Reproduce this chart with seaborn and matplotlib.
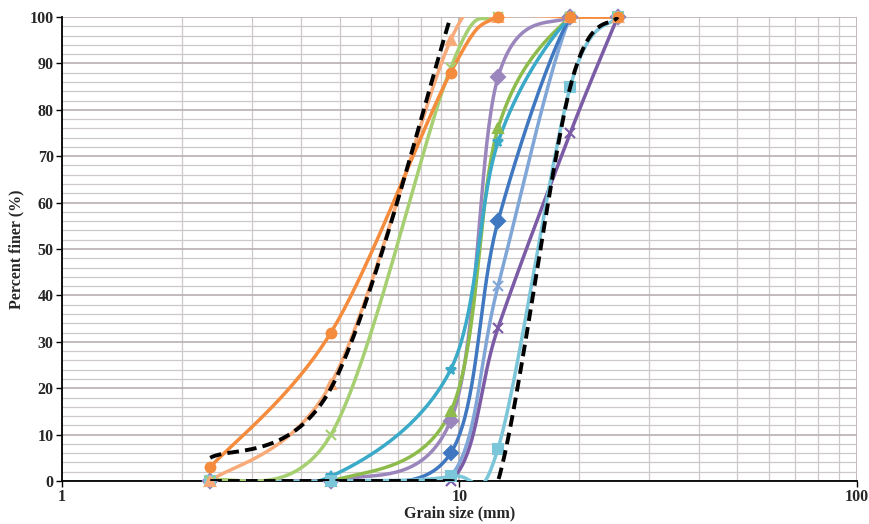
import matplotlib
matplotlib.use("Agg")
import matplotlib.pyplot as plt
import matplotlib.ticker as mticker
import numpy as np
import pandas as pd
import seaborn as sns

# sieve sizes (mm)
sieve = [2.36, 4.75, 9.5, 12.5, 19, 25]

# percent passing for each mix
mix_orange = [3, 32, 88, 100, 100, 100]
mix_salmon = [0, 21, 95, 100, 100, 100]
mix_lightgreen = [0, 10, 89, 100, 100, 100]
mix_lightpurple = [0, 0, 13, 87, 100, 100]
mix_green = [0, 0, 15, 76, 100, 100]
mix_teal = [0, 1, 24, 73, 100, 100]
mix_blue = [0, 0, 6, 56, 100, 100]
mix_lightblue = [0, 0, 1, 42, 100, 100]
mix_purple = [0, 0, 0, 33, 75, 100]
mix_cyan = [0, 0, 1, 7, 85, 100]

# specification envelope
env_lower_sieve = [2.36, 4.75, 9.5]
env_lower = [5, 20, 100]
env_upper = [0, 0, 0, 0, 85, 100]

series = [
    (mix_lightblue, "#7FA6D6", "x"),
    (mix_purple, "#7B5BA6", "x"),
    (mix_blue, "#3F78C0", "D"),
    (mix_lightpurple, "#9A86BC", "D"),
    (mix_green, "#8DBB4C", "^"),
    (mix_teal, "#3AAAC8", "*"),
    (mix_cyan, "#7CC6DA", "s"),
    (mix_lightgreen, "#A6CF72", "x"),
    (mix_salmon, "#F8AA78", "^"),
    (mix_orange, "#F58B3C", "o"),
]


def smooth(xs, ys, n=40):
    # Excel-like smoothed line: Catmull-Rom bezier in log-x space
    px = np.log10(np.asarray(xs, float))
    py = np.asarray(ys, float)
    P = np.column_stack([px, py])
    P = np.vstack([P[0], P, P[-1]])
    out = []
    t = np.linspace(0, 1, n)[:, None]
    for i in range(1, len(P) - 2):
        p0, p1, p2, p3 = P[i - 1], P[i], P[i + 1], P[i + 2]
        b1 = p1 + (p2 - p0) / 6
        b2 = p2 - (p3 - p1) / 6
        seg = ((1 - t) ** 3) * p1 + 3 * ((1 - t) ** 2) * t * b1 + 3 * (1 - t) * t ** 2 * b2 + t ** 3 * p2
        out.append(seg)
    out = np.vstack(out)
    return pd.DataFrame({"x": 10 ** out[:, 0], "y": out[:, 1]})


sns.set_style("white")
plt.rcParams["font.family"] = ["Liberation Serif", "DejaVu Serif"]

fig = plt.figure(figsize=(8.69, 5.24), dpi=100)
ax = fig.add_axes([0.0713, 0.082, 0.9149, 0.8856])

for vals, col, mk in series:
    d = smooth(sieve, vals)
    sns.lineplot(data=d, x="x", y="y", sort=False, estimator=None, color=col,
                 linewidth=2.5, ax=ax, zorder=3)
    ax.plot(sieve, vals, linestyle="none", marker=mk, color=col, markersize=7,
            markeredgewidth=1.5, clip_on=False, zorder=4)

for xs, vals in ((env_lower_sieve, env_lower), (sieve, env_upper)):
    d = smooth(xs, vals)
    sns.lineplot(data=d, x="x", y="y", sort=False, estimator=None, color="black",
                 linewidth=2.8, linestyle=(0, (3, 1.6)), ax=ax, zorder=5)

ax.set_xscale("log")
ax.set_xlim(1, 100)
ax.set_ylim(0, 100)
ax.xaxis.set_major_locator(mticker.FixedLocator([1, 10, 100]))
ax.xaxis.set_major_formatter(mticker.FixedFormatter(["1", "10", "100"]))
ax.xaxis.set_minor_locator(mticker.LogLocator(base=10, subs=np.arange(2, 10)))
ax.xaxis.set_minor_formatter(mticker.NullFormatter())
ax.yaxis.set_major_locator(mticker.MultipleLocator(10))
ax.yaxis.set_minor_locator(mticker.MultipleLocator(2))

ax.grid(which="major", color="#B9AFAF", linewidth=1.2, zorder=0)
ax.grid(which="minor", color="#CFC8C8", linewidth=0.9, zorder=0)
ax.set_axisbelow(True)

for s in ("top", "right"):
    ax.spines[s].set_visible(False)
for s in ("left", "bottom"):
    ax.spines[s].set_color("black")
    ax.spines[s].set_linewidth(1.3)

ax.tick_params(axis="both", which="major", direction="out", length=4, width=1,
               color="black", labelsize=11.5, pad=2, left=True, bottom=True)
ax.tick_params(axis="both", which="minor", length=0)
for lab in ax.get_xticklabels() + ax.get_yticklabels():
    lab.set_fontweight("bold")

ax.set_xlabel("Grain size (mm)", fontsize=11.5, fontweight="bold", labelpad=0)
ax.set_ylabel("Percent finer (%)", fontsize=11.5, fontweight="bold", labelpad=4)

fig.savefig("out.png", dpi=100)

* **Stated exercise**
From the first line of the listing above, repeat every line through the one holding "env_upper = [0, 0, 0, 0, 85, 100]". Both ends count, and pictures stay out.

* **The output**
Reproduce this chart with seaborn and matplotlib.
import matplotlib
matplotlib.use("Agg")
import matplotlib.pyplot as plt
import matplotlib.ticker as mticker
import numpy as np
import pandas as pd
import seaborn as sns

# sieve sizes (mm)
sieve = [2.36, 4.75, 9.5, 12.5, 19, 25]

# percent passing for each mix
mix_orange = [3, 32, 88, 100, 100, 100]
mix_salmon = [0, 21, 95, 100, 100, 100]
mix_lightgreen = [0, 10, 89, 100, 100, 100]
mix_lightpurple = [0, 0, 13, 87, 100, 100]
mix_green = [0, 0, 15, 76, 100, 100]
mix_teal = [0, 1, 24, 73, 100, 100]
mix_blue = [0, 0, 6, 56, 100, 100]
mix_lightblue = [0, 0, 1, 42, 100, 100]
mix_purple = [0, 0, 0, 33, 75, 100]
mix_cyan = [0, 0, 1, 7, 85, 100]

# specification envelope
env_lower_sieve = [2.36, 4.75, 9.5]
env_lower = [5, 20, 100]
env_upper = [0, 0, 0, 0, 85, 100]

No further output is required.